Vai grande escândalo na pátria por causa das criancinhas contratadas para fazerem de conta que eram alunos na sessão de apresentação do Plano Tecnológico da Educação. Não percebo porquê. Como sabe qualquer pessoa que tenha os filhos nas escolas públicas, estas não funcionam nesta época do ano, logo as criancinhas só por intervenção divina ou contratação terrena ali estariam.
Como bem respondeu à jornalista o rapaz que fazia de aluno «Chamaram-me para uma publicidade e estou aqui agora». Esta criança é um analista de primeira linha porque na verdade definiu muito bem não apenas a sua situação mas também a nossa: chamaram-nos para uma publicidade e aqui estamos. Pois não sendo este governo o primeiro que chama os portugueses para a publicidade, caracteriza-se pelo facto de não nos suportar em qualquer outra ocasião. ###Os únicos acontecimentos em que o governo se sente à vontade são aquelas sessões em que nos garante que a nossa vida vai mudar radicalmente em consequência duma nova tecnologia para a qual o executivo nos vai mobilizar. Estes anúncios sucedem-se a uma velocidade tal que esquecemos rapidamente os anteriores. Por exemplo, onde páram os dez milhões de caixas de correio electrónicas que os CTT lançaram em 2006 e que custariam a módica quantia de 2,5 milhões de euros?
Contudo o quadro interactivo agora anunciado pelo governo é muito mais patético do que a caixa electrónica que os interessados têm de activar através duns procedimentos contemporâneos do papel selado. É mais patético porque, ao escutar-se Sócrates a explicar as maravilhas do dito quadro, se percebe como ele acha que tudo se resume aos adereços. Ao contrário do que afirmou o nosso primeiro-ministro a relação professor-aluno não muda por causa dum brinquedo que desenha de forma perfeita os ângulos dos losangos. O quadro interactivo não faz falta alguma ou melhor dizendo faz tanta falta quanto antes deles fizeram os ainda recentes acetatos ou já os desaparecidos flanelógrafos: se o professor for bom e se a turma estiver motivada esses objectos ajudam a tornar mais interessante aquilo que já o é. Caso contrário, ou seja, se o professor for mau e se os alunos não estiverem interessados, então todas essas apregoadas maravilhas se transformam numa tralha grotesca.
Mais do que os edifícios e do que os equipamentos, as escolas são as pessoas.
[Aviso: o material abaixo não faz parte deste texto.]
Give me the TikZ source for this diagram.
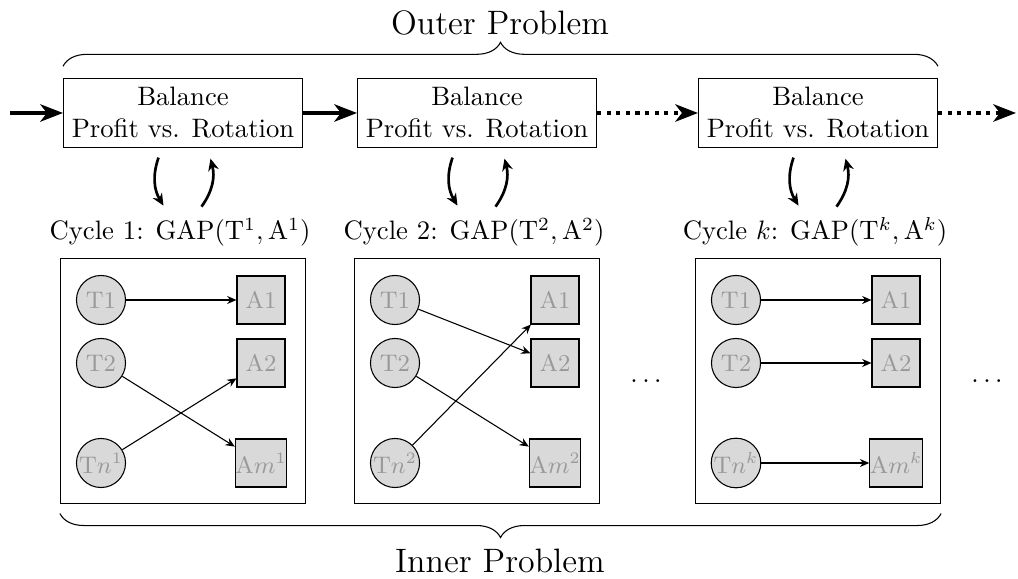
\documentclass[tikz,border=0pt]{standalone}
\usetikzlibrary{arrows.meta,calc,decorations.pathreplacing}
\definecolor{NodeFill}{gray}{0.85}
\definecolor{NodeText}{gray}{0.6}

\begin{document}
\begin{tikzpicture}[x=0.375pt,y=-0.375pt,
  stage/.style={draw,align=center,minimum width=89.6pt,minimum height=25.6pt,inner sep=0pt},
  cycbox/.style={draw,minimum width=91.9pt,minimum height=92.2pt,inner sep=0pt},
  task/.style={circle,draw,fill=NodeFill,text=NodeText,font=\small,minimum size=18.4pt,inner sep=0pt},
  agent/.style={rectangle,draw,fill=NodeFill,text=NodeText,font=\small,minimum size=18pt,inner sep=0pt},
  flow/.style={line width=1.6pt,-{Stealth[length=8.5pt,width=6.5pt,inset=2.5pt]}},
  swap/.style={line width=1pt,-{Stealth[length=4.5pt,width=4pt]}},
  link/.style={-{Stealth[length=3.5pt,width=3pt]}},
  bigbrace/.style={decorate,decoration={brace,amplitude=9pt}},
  bigtext/.style={font=\fontsize{12.7}{15}\selectfont}]
\useasboundingbox (0,0) rectangle (1018,579);

\foreach \i/\x/\s in {1/183/1,2/477/2,3/818/k}{
  \node[stage] (b\i) at (\x,113) {Balance\\Profit vs. Rotation};
  \node[cycbox] (f\i) at (\x,381) {};
  \node[anchor=base] (c\i) at (\x-3,240) {Cycle $\s$: $\mathrm{GAP}(\mathrm{T}^{\s},\mathrm{A}^{\s})$};
  \node[task] (ta\i) at (\x-82,300) {T1};
  \node[task] (tb\i) at (\x-82,363) {T2};
  \node[task] (tn\i) at (\x-82,463) {T$n^{\s}$};
  \node[agent] (aa\i) at (\x+78,300) {A1};
  \node[agent] (ab\i) at (\x+78,363) {A2};
  \node[agent] (am\i) at (\x+78,463) {A$m^{\s}$};
  \draw[swap] ($(b\i.south)+(-24.5,10)$) to[bend right=25] ($(b\i.south)+(-19.5,58)$);
  \draw[swap] ($(b\i.south)+(18.5,59)$) to[bend right=25] ($(b\i.south)+(27.5,11)$);
}

\coordinate (in) at (10,113);
\coordinate (out) at (1016,113);
\draw[flow] (in) -- (b1);
\draw[flow] (b1) -- (b2);
\draw[flow,dotted] (b2) -- (b3);
\draw[flow,dotted] (b3) -- (out);

\draw[link] (ta1) -- (aa1);
\draw[link] (tb1) -- (am1);
\draw[link] (tn1) -- (ab1);
\draw[link] (ta2) -- (ab2);
\draw[link] (tb2) -- (am2);
\draw[link] (tn2) -- (aa2);
\draw[link] (ta3) -- (aa3);
\draw[link] (tb3) -- (ab3);
\draw[link] (tn3) -- (am3);

\node (dl) at (646,381) {$\ldots$};
\node (dr) at (987,381) {$\ldots$};

\draw[bigbrace] ([yshift=4.5pt]b1.north west) -- ([yshift=4.5pt]b3.north east);
\draw[bigbrace] ([yshift=-3.4pt]f3.south east) -- ([yshift=-3.4pt]f1.south west);
\node[bigtext,anchor=base] (outer) at (500,35) {Outer Problem};
\node[bigtext,anchor=base] (inner) at (500,572) {Inner Problem};
\end{tikzpicture}
\end{document}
E não apenas os professores e os alunos. Por exemplo, muitas das mais graves agressões registadas nas escolas acontecem porque existem espaços e horários em que não se avista um funcionário, vulgo contínuo. Quando agora se anuncia a instalação de sistemas de alarme e de videovigilância nas escolas «para protecção externa e salvaguarda do investimento de que os estabelecimentos têm sido alvo» não faria mais sentido optar-se por reforçar a componente humana dessa vigilância? O principal objectivo da vigilância, acreditava eu, era a segurança dos alunos, professores e funcionários e só depois a dos equipamentos. Mas ao optar-se pela video-vigilância e pelos sistemas de alarme opta-se claramente por defender o quadro elecrónico e não as pessoas.
A escola do futuro anunciada por Sócrates é um local onde as figuras de autoridade como o professor e os funcionários são cada vez mais menorizados e substituídas, nas aulas, pelos quadros interactivos e, nos pátios, pelas câmaras de videovigilância.
Esta escola é o resultado dum governo que sofre duma variante da antropofobia aplicada especialmente aos portugueses. Não há interactividade que nos valha.